Trigeminal neuralgia

Trigeminal neuralgia is extreme, sudden facial pain that tends to come and go, lasting for a few seconds to a few minutes at a time.

By Wallace Health I Medically reviewed by Adrian Roberts.
Page last reviewed: October 2018 I Next review due: October 2023

What is trigeminal neuralgia?

Trigeminal neuralgia is associated with the trigeminal nerve, which is responsible for sensation in the face and controlling movement such as chewing.

Short, sudden attacks of pain can feel like stabbing, a burning sensation or an electric shock. It usually affects only one side of your face. You may experience attacks of pain regularly, even hundreds of times a day, but it’s also possible to go without any attacks for months at a time (remission).

Although less common, you may also experience trigeminal neuralgia as a constant pain or burning sensation, sometimes with sharp attacks too.

Trigeminal neuralgia is rare, but is more common in people over 50 years old and women.

Living with trigeminal neuralgia can be very difficult, sometimes resulting in weight loss and depression.

Post-herpetic neuralgia is another type of nerve pain that can occur in people who have had shingles. It can happen anywhere in the body that has been affected by the shingles rash.

How to tell if you have trigeminal neuralgia

Trigeminal neuralgia pain can be triggered by certain actions or movements such as:

  • Shaving
  • Talking
  • Eating
  • Light touch on your face – even light breezes
  • Moving your head or jaw

Sometimes, pain can occur with no trigger at all.

Talk to your doctor if you’re concerned about symptoms

You can book an appointment with a Spire private GP today.

Book an appointment

Diagnosis and tests for trigeminal neuralgia

There’s no specific test for trigeminal neuralgia. Because it’s often felt in the face, including the jaw, teeth and gums, many people visit their dentist first. Your dentist will ask about your symptoms and will conduct a dental X-ray.

If they’re unsure of the cause of your pain, you should visit your GP. Don’t have any major dental work unless your dentist is sure they’ve found the cause of your pain.

Your GP will discuss your symptoms and try to rule out or identify other potential causes including:

They may refer you for an MRI scan which can help identify if a blood vessel is pressing on a nerve in your head called the trigeminal nerve – the source of trigeminal neuralgia. It can also help identify:

Causes of trigeminal neuralgia

The exact cause of trigeminal neuralgia is unknown.

It’s thought that 95% of cases of trigeminal neuralgia are caused by a blood vessel compressing the trigeminal nerve. This may wear away the protective layer on the nerve (the myelin sheath) which can cause it to transmit abnormal pain signals.

Other causes include:

  • A cyst
  • A tumour
  • Abnormalities of the skull base
  • Arteriovenous malformations – an abnormal tangle of blood vessels
  • Multiple sclerosis – a long term condition associated with damage to the nerves throughout your body

Q & A

Mr Nik (Nikunj) Patel, Consultant Neurosurgeon

Mr Patel describes trigeminal neuralgia as a rare form of severe facial pain, often regarded as the worst imaginable pain that occurs due to a lesion in the trigeminal nerve in the face. Medication is typically used as the first treatment measure but if dosages and side effects become too high then referral to a neurosurgeon is the next step.

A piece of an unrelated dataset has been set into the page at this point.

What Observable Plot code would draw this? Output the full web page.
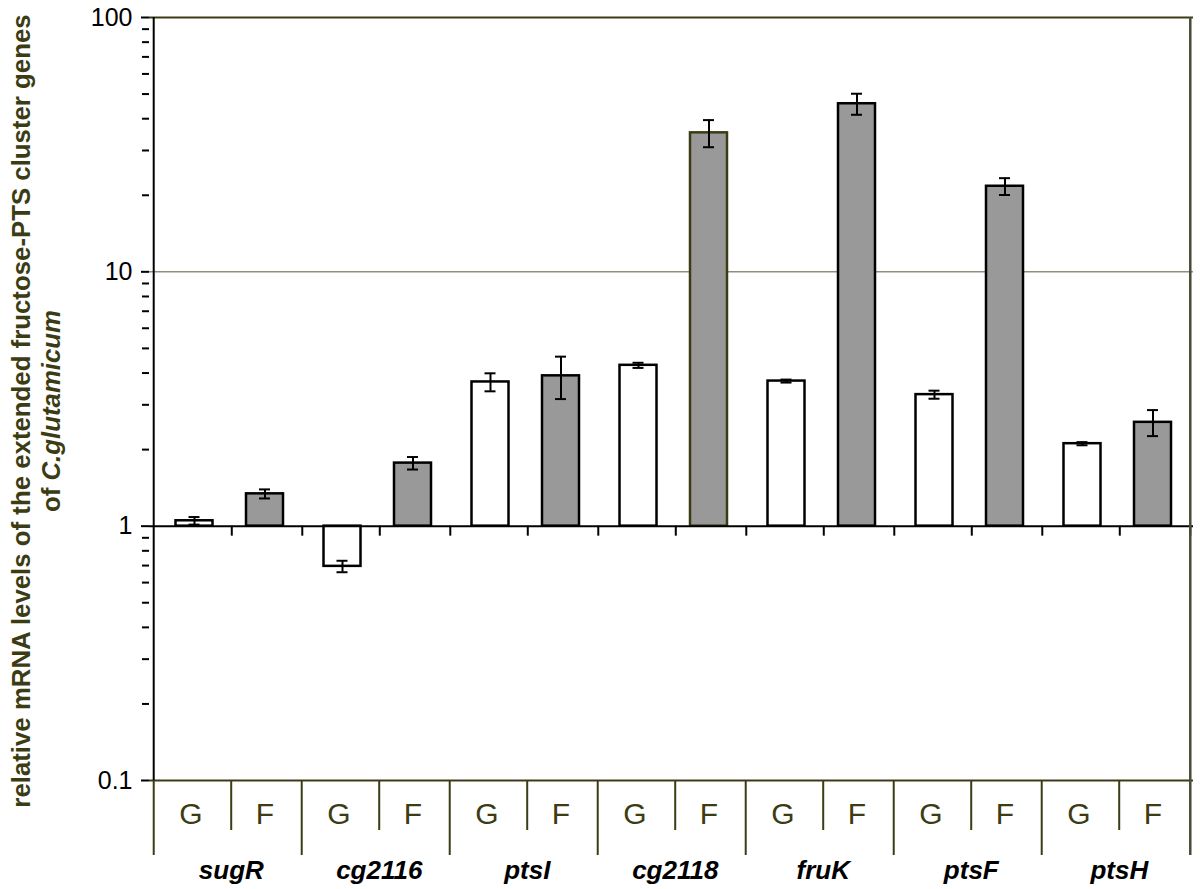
<!DOCTYPE html>
<html><head><meta charset="utf-8">
<script src="https://cdn.jsdelivr.net/npm/d3@7"></script>
<script src="https://cdn.jsdelivr.net/npm/@observablehq/plot@0.6"></script>
<style>
body{margin:0;background:#fff}
svg{display:block}
</style>
</head><body><div id="chart"></div>
<script>
const genes = ["sugR", "cg2116", "ptsI", "cg2118", "fruK", "ptsF", "ptsH"];
const conditions = ["G", "F"];
const valuesG = [1.05, 0.695, 3.69, 4.29, 3.72, 3.29, 2.11];
const errorsG = [0.036, 0.036, 0.30, 0.10, 0.05, 0.12, 0.03];
const valuesF = [1.34, 1.77, 3.90, 35.2, 45.8, 21.7, 2.56];
const errorsF = [0.055, 0.10, 0.74, 4.3, 4.35, 1.65, 0.30];
const majorTicks = [0.1, 1, 10, 100];
const minorTicks = [0.2, 0.3, 0.4, 0.5, 0.6, 0.7, 0.8, 0.9, 2, 3, 4, 5, 6, 7, 8, 9, 20, 30, 40, 50, 60, 70, 80, 90];

const rows = [];
genes.forEach((g, i) => {
  rows.push({gene: g, cond: "G", key: g + "|G", value: valuesG[i], err: errorsG[i]});
  rows.push({gene: g, cond: "F", key: g + "|F", value: valuesF[i], err: errorsF[i]});
});
const rowsG = rows.filter(d => d.cond === "G");
const rowsF = rows.filter(d => d.cond === "F");

const W = 1200, H = 889, ML = 149, MR = 7, MT = 17, MB = 109;
const step = (W - ML - MR) / rows.length;
const gShift = 3.5;
const olive = "#3c3c14";
const font = "Liberation Sans, Arial, sans-serif";

const errMarks = (data, dx) => [
  Plot.ruleX(data, {x: "key", y1: d => d.value - d.err, y2: d => d.value + d.err, stroke: "#000", strokeWidth: 2, dx}),
  Plot.tickY(data, {x: "key", y: d => d.value + d.err, stroke: "#000", strokeWidth: 2, insetLeft: 13, insetRight: 13, dx}),
  Plot.tickY(data, {x: "key", y: d => d.value - d.err, stroke: "#000", strokeWidth: 2, insetLeft: 13, insetRight: 13, dx})
];

const chart = Plot.plot({
  width: W, height: H,
  marginLeft: ML, marginRight: MR, marginTop: MT, marginBottom: MB,
  style: {fontFamily: font, background: "#fff", color: "#000", overflow: "visible"},
  x: {domain: rows.map(d => d.key), paddingInner: 0.5, paddingOuter: 0.25, axis: null},
  y: {type: "log", domain: [0.1, 100], axis: null, label: null},
  marks: [
    Plot.ruleY([10], {stroke: olive, strokeWidth: 1, strokeOpacity: 0.85}),
    Plot.ruleY([100], {stroke: olive, strokeWidth: 2}),
    Plot.ruleY([0.1], {stroke: olive, strokeWidth: 2}),
    Plot.barY(rowsG, {x: "key", y1: () => 1, y2: "value", fill: "#fff", stroke: "#000", strokeWidth: 2.5, dx: gShift}),
    Plot.barY(rowsF, {x: "key", y1: () => 1, y2: "value", fill: "#999", stroke: d => d.gene === "cg2118" ? olive : "#000", strokeWidth: 2.5}),
    Plot.ruleY([1], {stroke: "#000", strokeWidth: 2}),
    // small ticks below the baseline at category boundaries
    Plot.ruleX(rowsG, {x: "key", y1: () => 1, y2: () => 1, insetBottom: -10, stroke: "#000", strokeWidth: 2, dx: step / 2 + gShift}),
    Plot.ruleX(rowsF, {x: "key", y1: () => 1, y2: () => 1, insetBottom: -10, stroke: "#000", strokeWidth: 2, dx: step / 2}),
    ...errMarks(rowsG, gShift),
    ...errMarks(rowsF, 0),
    // y axis line
    Plot.ruleX([rows[0]], {x: "key", y1: () => 0.1, y2: () => 100, stroke: "#000", strokeWidth: 2, dx: -step / 2}),
    // right border
    Plot.ruleX([rows[rows.length - 1]], {x: "key", insetBottom: -75, stroke: "#4a4a3a", strokeWidth: 2.5, dx: step / 2}),
    // lower table: group boundaries
    Plot.ruleX(rowsG, {x: "key", insetTop: H - MT - MB, insetBottom: -75, stroke: olive, strokeWidth: 2, dx: -step / 2}),
    // lower table: G/F dividers
    Plot.ruleX(rowsF, {x: "key", insetTop: H - MT - MB, insetBottom: -50, stroke: olive, strokeWidth: 2, dx: -step / 2 + gShift}),
    Plot.text(rows, {x: "key", text: "cond", frameAnchor: "bottom", lineAnchor: "bottom", dy: 43, fontSize: 30, fill: olive}),
    Plot.text(rowsG, {x: "key", text: "gene", frameAnchor: "bottom", lineAnchor: "bottom", dy: 98, dx: step / 2 + 3, fontSize: 26, fontWeight: "bold", fontStyle: "italic", fill: "#000"}),
    Plot.axisY({ticks: minorTicks, tickSize: 7, tickFormat: () => "", label: null, strokeWidth: 2}),
    Plot.axisY({ticks: majorTicks, tickSize: 8, tickPadding: 9, tickFormat: d => String(d), label: null, fontSize: 25, strokeWidth: 2})
  ]
});

const svg = d3.select(chart);
const title = svg.append("text")
  .attr("transform", `translate(30,411) rotate(-90)`)
  .attr("text-anchor", "middle")
  .attr("font-family", font)
  .attr("font-weight", "bold")
  .attr("font-size", 25.8)
  .attr("fill", olive);
title.append("tspan").attr("x", 0).attr("y", 0).text("relative mRNA levels of the extended fructose-PTS cluster genes");
title.append("tspan").attr("x", 0).attr("y", 30).text("of ")
  .append("tspan").attr("font-style", "italic").text("C.glutamicum");

document.getElementById("chart").appendChild(chart);
</script>
</body></html>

Common treatments for trigeminal neuralgia

Treatment depends on the pain that you feel. There’s no cure, but it can be managed with treatment.


You may be prescribed anticonvulsant medication (eg carbamazepine) which can relieve nerve pain. The dose will be gradually increased until it becomes effective.

If medication doesn’t work for you, your GP will refer you to a neurosurgeon or pain management specialist.

Surgery and procedures

There are many procedures which may help with trigeminal neuralgia.

Microvascular decompression surgery works by removing or relocating blood vessels if they’re putting pressure on the trigeminal nerve. It’s a major operation involving opening your skull. It carries a risk of potentially serious complications, but is effective for many people.

Other procedures are also available. Many of these work by deliberately damaging the trigeminal nerve to disrupt the signals it transmits.

It’s also important to avoid anything you think triggers your pain. It can be useful to keep a pain diary to help you understand the triggers and how well it responds to treatments.